I was watching an episodes of The Simpsons the other night where an unsuspecting Marge takes a job at “a high-end cannabis boutique.” (To be precise, it was Season 31, Episode 17, “Highway to Well.”) On figuring out what’s going on, she exclaims: “I’m a drugs dealer!”
Over the years, I’ve written on several occasions on the British tendency to pluralize collective nouns, most recently the similar “drugs party”; that post has links to previous ones discussing such forms as “drinks menu,” “jobs report,” “covers band,” and “books editor,” all of which are on the rise in America. But Marge’s “drugs dealer” was jarring because the alternative, “drug dealer,” is so common here.

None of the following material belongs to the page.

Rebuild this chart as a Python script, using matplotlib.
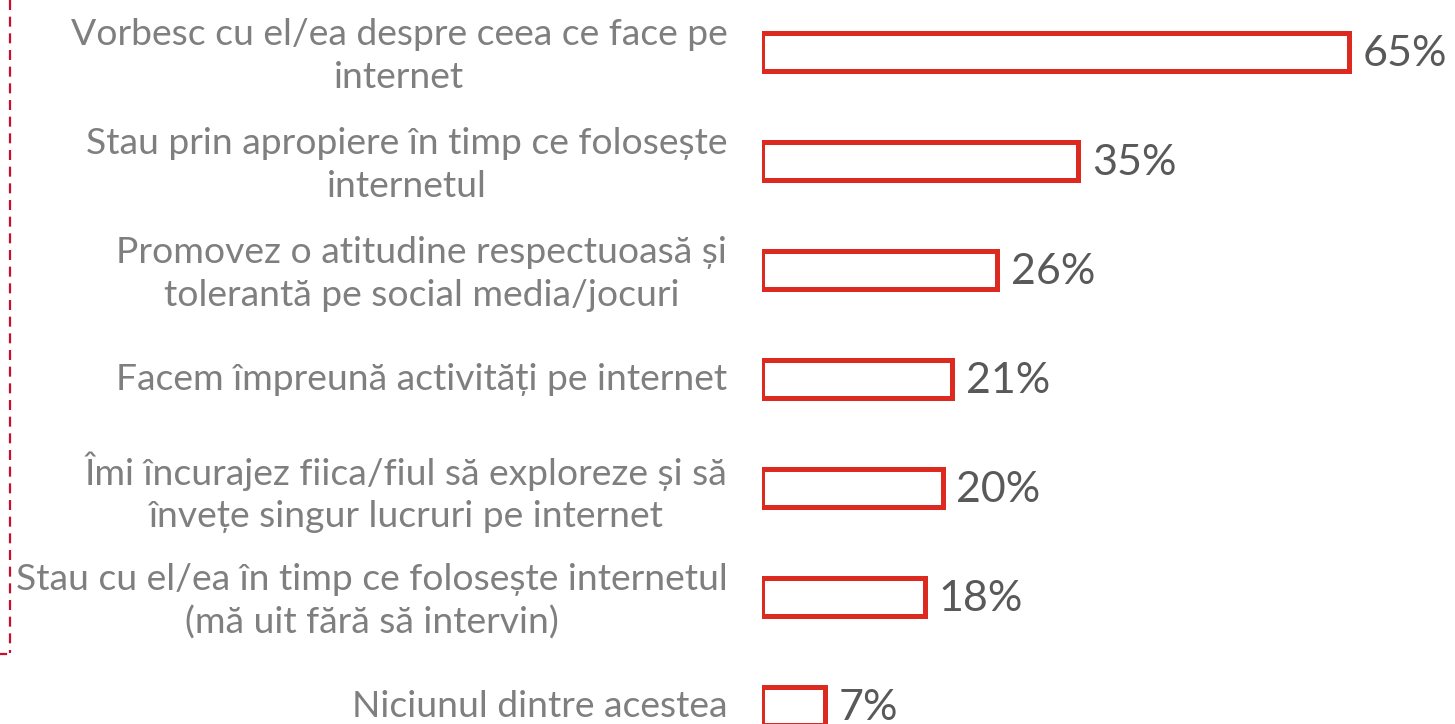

The New York Times has used that phrase 4,340 times but “drugs dealer” only twice, and one of those was a quote from an English tabloid editor. (I suspect the other one, in 1972, was a typo.)
Truth to tell, “drugs dealer” is relatively rare even in the U.K., as seen in this Google Books Ngram Viewer chart showing the frequency of the two forms in British books:
But it’s definitely out and about, as in these two random hits from the Google Books database:
Back to the Simpsons, the episode’s writer was Carolyn Omine, an American. When my wife and I talked about the “drugs dealer” line, I (naturally) claimed it was a Not One-Off-Britishism. But she disagreed, saying that Ormine wrote it in an awkward way to suggest Marge’s discomfort.
What do you think, NOOBs readers?
Update: You lot certainly thought I was wrong. Here’s a pie chart of the responses to the survey (now closed):
And you lot were right. In a wonderful Marshall McLuhan moment, the writer, Carolyn Omine responded to my tweet about this post: “That was supposed to a mom-like mistake. It was to show Marge is so far removed from the drug world she doesn’t pronounce drug dealer correctly.” (She also commented on this post. See below.)
I stand corrected. And as I replied to her, it’s a very nice piece of writing.